In thinking how fickle life can be, even within the Church, Raymond Hunthausen, Archbishop Emeritus of Seattle, Washington, came to mind the other day.
I did a bit of research and discovered that, with God’s grace, he will celebrate his 96th Birthday this coming August. He requires assisted living arrangements now. I ask the Lord’s blessings upon him as I do all those who have given their lives in service to the Gospel and the Church.
Archbishop Hunthausen is familiar to me. I remember the controversy he caused in Seattle during the days I was serving in the Marriage Tribunal in St. Louis.
In the 1980s, the Archbishop was hailed by many liberal-leaning activists in the Church as a champion of markedly controversial social, theological and pastoral agendas.
During his tenure as Archbishop of Seattle, he spoke openly and often of his condemnation of the proliferation of nuclear weapons and the presence the Trident submarine bases off the coast of the Archdiocese. He made national headlines when he joined protesters on the outskirts of the military installation and announced that he would refuse to pay a portion of his income tax to the Federal government in protest against nuclear armament.
He was among the first and very few of the American Bishops to begin a public dialogue with activists seeking political equality for homosexuals.
The actions of the Archbishop eventually came to the attention of then-Cardinal Joseph Ratzinger and Pope Saint John Paul II who called for an investigation of the Archbishop to be conducted by then-Archbishop James Hickey of Washington, DC.

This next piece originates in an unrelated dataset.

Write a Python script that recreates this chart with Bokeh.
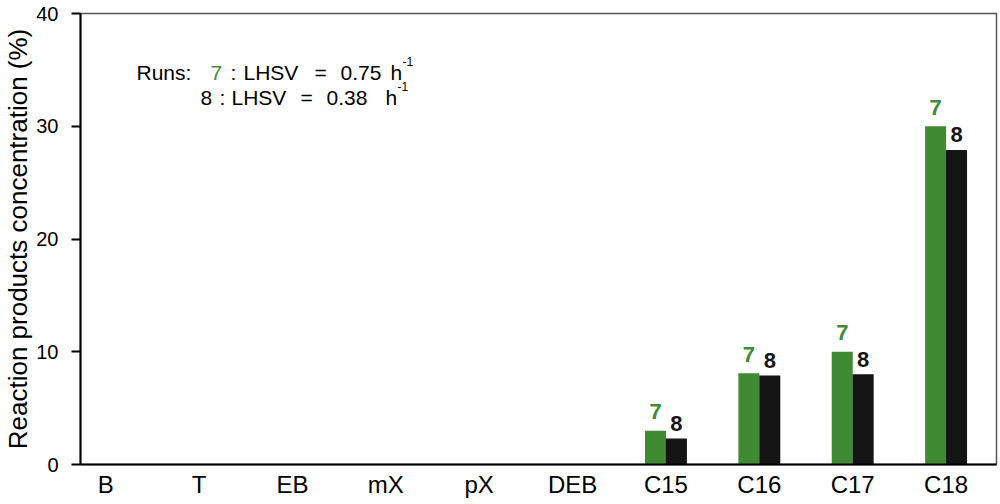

Among the official findings of the investigation, Archbishop Hunthuasen was accused of the following: that he had allowed divorced Catholics without annulments to take communion; gave lay people unauthorized influence in shaping programs as “a kind of voting process on doctrinal or moral teachings”; permitted intercommunion at weddings and funerals; and that he allowed a homosexual group to meet in the cathedral, which risked ignoring the Magisterium’s judgment that same-sex acts were “an intrinsic moral evil, intrinsically distorted and self-indulgent.”
In addition to welcoming the gay group to the cathedral, the investigation charged that the Archbishop had defended homosexual dignity in the Seattle Gay News in 1977.
Lastly, the Archbishop was accused of ignoring the canonical restrictions placed upon the licit celebration of General Absolution.
The Vatican’s reaction was to appoint an Auxiliary Bishop with special faculties, Donald Wuerl, who was to have final authority over six areas: liturgy, marriage, clergy and seminarians, ex-priests and any issues related to health care and homosexuals.
In effect, Archbishop Hunthausen was canonically stripped of office. He resigned as Archbishop of Seattle in 1990.
One of the things prophets most consistently get wrong is timing.
Does this mean that the prophet should cease speaking or forgetting the inspiration he has received? Often, even when the timing is wrong, prophetic words convey something from God that the Church should heed or at least notice.
Was Raymond Hunthausen a prophet? Was he a forerunner of the activist, pastoral, and socially-conscious style of church leadership that has been championed by Pope Francis?
Much of what Archbishop Hunthausen proclaimed sounds a great deal like the kind that harmonize with Pope Francis’ message, one which inspires, one which forgives, treats those who fall outside strict doctrinal with tolerance and bestows mercy on those who might be considered unworthy under other regimes. Openness to homosexuals, broader welcome to communion, a greater, equal role for lay people, a witness to faith determined by compassion and attention to suffering rather than law and order.
The overlap between the Pope and the former Archbishop appears rather astounding.
And so, I just wonder if the Archbishop was just another example of a prophet with wrong timing!